With all the uncertainty about the status of individual income-tax rates, capital gains rates, and the future of the estate tax that prevailed for most of 2010, the tax planning environment has been a challenging one for taxpayers and their advisors. The late-year passage of the Tax Relief, Unemployment Insurance Reauthorization, and Job Creation Act of 2010 ("2010 Tax Relief Act") brings a degree of clarity to the tax planning landscape, at least in the near term.
Key developments include the following:
- The existing federal income-tax rates for individuals - 10%, 15%, 25%, 28%, 33%, and 35% - will remain in place for 2011 and 2012. Before the 2010 Tax Relief Act, the rates had been scheduled to move to 15%, 28%, 31%, 36%, and 39.6%, beginning in 2011.
- The 15% and 0% tax rates on long-term capital gains will remain in place for 2011 and 2012. The top capital gains rate had been scheduled to rise to 20% in 2011 under prior law.
- Qualified dividends will continue to be taxed at a maximum rate of 15% (0% for those in the lowest two regular brackets) through 2012. After 2012, dividends are scheduled to be taxed as ordinary income. Higher income taxpayers won't be subject to reductions in personal exemptions and itemized deductions in 2011 or 2012. All taxpayers will receive the full benefit of their deductions .

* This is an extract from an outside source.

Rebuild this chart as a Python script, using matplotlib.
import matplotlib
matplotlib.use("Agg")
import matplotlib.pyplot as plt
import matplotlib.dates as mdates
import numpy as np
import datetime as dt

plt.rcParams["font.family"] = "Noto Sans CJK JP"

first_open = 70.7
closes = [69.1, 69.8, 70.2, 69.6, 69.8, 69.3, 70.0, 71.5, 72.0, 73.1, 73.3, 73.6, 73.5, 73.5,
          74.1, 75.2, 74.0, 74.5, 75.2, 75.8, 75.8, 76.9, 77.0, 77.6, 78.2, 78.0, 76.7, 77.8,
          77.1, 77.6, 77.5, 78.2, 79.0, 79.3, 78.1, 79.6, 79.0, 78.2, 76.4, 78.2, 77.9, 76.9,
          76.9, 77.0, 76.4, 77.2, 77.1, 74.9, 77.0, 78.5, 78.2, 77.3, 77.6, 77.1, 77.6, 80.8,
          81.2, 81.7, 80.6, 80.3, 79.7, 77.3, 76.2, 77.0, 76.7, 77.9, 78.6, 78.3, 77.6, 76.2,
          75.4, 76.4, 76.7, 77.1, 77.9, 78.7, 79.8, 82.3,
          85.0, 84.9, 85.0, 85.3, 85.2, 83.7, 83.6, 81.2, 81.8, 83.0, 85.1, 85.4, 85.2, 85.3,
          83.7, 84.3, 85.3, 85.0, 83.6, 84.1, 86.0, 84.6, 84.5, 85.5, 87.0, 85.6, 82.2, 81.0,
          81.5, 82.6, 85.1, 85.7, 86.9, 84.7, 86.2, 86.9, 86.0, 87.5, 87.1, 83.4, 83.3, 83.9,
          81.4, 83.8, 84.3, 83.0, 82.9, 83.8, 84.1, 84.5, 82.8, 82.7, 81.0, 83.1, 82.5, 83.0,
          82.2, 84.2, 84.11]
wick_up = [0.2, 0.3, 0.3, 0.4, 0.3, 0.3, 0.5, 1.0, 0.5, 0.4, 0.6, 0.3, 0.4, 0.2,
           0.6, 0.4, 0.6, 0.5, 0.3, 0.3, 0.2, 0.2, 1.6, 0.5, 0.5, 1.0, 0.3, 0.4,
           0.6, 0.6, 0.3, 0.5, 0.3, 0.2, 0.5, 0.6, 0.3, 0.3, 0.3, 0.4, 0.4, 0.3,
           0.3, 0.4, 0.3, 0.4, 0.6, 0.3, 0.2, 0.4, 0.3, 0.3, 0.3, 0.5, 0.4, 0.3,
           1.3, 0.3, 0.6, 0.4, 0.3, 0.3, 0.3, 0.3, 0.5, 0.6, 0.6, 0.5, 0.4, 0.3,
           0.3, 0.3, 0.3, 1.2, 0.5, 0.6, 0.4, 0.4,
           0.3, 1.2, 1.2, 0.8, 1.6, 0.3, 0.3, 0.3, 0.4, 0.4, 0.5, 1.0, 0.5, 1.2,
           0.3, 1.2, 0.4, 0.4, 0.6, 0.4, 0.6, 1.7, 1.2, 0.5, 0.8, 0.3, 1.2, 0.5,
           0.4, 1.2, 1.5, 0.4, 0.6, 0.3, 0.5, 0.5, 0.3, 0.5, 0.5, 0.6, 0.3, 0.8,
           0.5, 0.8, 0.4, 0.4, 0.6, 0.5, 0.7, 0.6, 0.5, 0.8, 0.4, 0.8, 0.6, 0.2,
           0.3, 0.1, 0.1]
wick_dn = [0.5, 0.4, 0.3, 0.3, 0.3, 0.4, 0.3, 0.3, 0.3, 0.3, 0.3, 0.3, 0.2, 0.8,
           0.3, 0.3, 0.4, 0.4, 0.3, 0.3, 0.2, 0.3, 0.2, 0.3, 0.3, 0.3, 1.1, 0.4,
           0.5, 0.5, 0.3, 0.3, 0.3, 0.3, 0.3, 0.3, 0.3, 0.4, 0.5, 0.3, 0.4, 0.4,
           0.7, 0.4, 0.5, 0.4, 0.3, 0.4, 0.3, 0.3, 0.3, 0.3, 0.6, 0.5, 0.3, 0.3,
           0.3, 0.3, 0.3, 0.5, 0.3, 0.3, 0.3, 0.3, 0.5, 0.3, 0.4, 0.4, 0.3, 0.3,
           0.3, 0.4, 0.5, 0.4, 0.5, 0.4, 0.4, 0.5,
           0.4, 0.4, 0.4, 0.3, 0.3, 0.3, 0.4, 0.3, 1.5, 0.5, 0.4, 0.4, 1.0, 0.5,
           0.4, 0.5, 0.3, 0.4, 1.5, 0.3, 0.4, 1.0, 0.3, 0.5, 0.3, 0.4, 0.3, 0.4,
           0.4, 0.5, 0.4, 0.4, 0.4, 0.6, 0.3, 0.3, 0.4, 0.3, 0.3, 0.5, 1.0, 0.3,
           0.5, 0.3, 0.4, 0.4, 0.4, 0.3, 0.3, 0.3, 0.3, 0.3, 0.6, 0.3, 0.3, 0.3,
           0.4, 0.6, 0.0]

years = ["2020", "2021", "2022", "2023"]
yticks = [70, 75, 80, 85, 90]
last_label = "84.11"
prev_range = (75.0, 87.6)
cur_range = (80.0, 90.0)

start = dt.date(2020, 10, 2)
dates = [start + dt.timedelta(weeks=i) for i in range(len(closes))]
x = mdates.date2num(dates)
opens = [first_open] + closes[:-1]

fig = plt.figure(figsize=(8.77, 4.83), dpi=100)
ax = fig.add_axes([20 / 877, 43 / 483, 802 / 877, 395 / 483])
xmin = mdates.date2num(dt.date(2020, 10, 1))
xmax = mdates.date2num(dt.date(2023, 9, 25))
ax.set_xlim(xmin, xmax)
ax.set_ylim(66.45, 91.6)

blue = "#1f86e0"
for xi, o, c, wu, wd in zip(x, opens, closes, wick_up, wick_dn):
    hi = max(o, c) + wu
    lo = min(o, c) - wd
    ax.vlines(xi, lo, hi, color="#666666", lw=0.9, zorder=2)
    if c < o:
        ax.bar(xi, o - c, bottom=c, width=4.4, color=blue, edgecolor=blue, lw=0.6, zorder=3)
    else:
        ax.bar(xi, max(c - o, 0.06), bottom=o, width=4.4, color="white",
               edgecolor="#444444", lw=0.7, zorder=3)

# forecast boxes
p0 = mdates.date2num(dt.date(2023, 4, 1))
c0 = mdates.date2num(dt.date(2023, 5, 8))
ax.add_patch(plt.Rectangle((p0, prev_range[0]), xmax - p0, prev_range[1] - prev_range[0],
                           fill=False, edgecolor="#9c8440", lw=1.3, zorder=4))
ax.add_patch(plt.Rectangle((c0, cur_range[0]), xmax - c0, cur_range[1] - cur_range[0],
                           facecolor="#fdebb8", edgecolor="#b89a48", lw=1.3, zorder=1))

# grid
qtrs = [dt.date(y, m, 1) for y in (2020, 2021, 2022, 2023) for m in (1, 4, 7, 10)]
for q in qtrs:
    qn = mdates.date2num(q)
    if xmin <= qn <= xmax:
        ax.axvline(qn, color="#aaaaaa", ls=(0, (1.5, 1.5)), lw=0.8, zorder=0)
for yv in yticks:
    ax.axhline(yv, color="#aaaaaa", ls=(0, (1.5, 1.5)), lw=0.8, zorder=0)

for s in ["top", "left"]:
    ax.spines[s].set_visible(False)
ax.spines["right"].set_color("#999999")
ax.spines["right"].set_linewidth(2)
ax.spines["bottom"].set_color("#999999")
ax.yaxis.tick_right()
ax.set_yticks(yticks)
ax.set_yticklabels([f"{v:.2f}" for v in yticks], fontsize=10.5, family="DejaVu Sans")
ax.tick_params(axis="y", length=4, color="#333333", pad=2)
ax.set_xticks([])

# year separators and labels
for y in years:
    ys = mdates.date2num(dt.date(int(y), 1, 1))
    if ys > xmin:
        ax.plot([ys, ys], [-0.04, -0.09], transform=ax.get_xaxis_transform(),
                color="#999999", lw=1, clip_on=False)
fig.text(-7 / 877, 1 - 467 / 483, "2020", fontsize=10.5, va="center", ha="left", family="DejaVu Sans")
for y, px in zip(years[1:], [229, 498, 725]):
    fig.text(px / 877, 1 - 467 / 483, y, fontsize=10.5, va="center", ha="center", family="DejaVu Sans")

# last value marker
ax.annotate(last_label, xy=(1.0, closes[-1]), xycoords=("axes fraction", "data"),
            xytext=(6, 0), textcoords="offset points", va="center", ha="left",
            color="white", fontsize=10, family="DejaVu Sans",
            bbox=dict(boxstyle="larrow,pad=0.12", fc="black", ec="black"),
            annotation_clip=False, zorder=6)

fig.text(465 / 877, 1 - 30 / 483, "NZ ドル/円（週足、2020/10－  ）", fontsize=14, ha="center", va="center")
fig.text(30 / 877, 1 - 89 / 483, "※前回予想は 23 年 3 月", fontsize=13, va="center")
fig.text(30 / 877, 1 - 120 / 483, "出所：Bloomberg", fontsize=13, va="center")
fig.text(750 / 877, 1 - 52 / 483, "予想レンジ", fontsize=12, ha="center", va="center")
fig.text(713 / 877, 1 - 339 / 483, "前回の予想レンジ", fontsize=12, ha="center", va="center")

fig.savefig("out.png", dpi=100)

- Employees and self-employed individuals will enjoy a two percentage point reduction in the Social Security tax rate imposed on their taxable wages and self-employment income in 2011.
- Businesses have new tax incentives to invest in machinery, equipment, and other qualifying assets, including a 100% write-off for eligible property purchased and placed in service after September 8, 2010. and before January 1, 2012.
- For 2011 and 2012, the top federal gift- and estate-tax rate is 35%, and the exemption amount (or "applicable exclusion amount") is $5 million (subject to potential inflation adjustment for 2012).